The book, which Olding describes as a “kind of testament to the show that lives on once the pots have been packed up and sent back home”, was recognised with two prizes: the 2018 American Ceramic Circle Book Award, and 2019 Historians of British Art Award.
The ripple effects of the show have been long-lasting, and it continues to inspire new work further afield. Inspired by Akiko Hirai’s Moon Jar in the Yale exhibition, American glass artist Andrew Erdos made a new series of Moon Jars during a residency at Alfred University, and these new pieces have been exhibited at The Chimney and John Hardy galleries in New York.
For Jennifer Lee, involvement in Things of Beauty Growing contributed to the award of the prestigious Loewe Foundation Craft Prize, which recognises artists’ talent and ‘fundamentally important contributions to the development of contemporary craft’.
A new era
“I think Things of Beauty Growing was one of those exhibitions that helped to create a landscape for what is now a continued and strong interest in British studio pottery,” reflects Olding. “Ceramics are a really vital creative movement, and I think that’s reflected by the significant numbers of people making pots, and reflecting on their value and importance as cultural artefacts, as well as domestic ones. The presence of clay is important for life, really.”
Despite the pandemic, Olding managed to curate an exhibition of little-known two-dimensional works by Bernard Leach and publish an accompanying book in 2020. Titled Bernard Leach: Discovered Archives, the show was inspired by the Crafts Study Centre’s 2019 acquisition of a previously unknown collection of the British potter’s early works on paper.
The exhibition was held at the Crafts Study Centre in October last year during Farnham’s Craft Month — an important component in the branding of Farnham as a World Craft Town. Olding is now working with the Mashiko Museum of Ceramic Art in Japan to create an exhibition based on the archival material, which includes etchings, drawings and paintings that are rarely seen in public.
Going forward, he is hopeful that the Crafts Study Centre can reopen in April and begin to welcome back its much-loved community.
“It’s not impossible to operate online, but I think it’s a poor replacement for sitting together in a room and not just seeing and hearing, but having a sense of the humanity of the person who is talking about their practice,” he reflects.
“We like to think of the Crafts Study Centre as a citizen of Farnham, so to speak.
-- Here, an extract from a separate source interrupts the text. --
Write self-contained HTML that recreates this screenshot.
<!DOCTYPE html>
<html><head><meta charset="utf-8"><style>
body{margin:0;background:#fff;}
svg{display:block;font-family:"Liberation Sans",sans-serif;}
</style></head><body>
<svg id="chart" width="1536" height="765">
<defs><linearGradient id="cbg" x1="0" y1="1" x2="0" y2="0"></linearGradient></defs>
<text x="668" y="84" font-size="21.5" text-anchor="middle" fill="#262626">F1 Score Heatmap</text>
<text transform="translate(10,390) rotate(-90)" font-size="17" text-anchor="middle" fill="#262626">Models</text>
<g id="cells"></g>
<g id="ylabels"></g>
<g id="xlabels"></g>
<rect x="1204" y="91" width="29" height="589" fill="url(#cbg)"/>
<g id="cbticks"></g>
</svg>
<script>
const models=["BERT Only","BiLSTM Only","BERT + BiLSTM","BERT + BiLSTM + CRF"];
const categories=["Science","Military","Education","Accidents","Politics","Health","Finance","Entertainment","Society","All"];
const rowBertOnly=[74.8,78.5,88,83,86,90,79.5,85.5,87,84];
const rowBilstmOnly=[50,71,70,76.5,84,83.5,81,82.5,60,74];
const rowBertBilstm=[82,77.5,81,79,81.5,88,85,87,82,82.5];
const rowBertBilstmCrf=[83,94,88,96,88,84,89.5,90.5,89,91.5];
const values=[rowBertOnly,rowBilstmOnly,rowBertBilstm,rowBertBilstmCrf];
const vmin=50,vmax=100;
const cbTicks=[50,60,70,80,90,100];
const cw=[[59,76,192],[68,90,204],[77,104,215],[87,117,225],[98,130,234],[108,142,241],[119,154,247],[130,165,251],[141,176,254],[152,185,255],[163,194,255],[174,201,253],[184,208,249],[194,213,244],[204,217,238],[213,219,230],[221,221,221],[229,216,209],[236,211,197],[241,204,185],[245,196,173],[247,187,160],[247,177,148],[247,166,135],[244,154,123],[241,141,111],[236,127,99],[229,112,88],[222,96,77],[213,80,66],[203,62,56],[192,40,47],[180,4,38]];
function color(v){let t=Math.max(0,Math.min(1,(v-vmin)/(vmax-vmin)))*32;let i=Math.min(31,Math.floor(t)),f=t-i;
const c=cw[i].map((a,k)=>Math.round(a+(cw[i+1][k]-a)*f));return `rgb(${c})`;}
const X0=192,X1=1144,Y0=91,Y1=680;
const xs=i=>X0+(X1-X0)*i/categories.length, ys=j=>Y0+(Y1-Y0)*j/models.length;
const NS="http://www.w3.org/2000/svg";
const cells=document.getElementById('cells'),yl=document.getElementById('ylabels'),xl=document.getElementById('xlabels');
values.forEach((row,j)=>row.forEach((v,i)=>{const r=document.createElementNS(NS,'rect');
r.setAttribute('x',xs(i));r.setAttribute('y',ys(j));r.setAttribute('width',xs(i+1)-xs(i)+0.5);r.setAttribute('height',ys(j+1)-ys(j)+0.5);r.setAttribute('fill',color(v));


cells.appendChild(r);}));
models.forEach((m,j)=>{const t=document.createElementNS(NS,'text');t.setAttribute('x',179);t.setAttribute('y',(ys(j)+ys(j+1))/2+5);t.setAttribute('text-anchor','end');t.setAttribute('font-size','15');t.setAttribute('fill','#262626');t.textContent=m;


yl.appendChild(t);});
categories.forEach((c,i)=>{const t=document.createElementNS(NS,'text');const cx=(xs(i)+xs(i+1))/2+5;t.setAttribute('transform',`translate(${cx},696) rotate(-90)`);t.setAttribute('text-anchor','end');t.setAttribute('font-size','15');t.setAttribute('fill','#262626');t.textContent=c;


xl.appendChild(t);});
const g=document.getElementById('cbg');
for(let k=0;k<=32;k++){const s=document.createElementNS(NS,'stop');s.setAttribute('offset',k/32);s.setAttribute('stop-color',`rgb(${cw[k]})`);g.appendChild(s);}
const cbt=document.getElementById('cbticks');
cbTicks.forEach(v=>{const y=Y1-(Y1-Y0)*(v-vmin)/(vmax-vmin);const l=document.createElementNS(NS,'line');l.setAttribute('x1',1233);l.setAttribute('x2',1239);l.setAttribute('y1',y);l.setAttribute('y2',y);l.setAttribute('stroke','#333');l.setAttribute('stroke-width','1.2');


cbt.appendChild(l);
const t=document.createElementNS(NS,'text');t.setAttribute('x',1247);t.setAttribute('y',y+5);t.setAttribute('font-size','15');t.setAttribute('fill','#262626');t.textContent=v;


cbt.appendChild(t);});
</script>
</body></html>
It’s a very specific museum with a very specific purpose; we are a university museum of modern craft, we have a sort of uniqueness in that respect — but we see ourselves just as equal partners with all the other arts and crafts organisations situated in Farnham.
“Our strength is due to our participatory activities and our togetherness and that’s a long-term project; it’s about engaging people’s interest in the field.”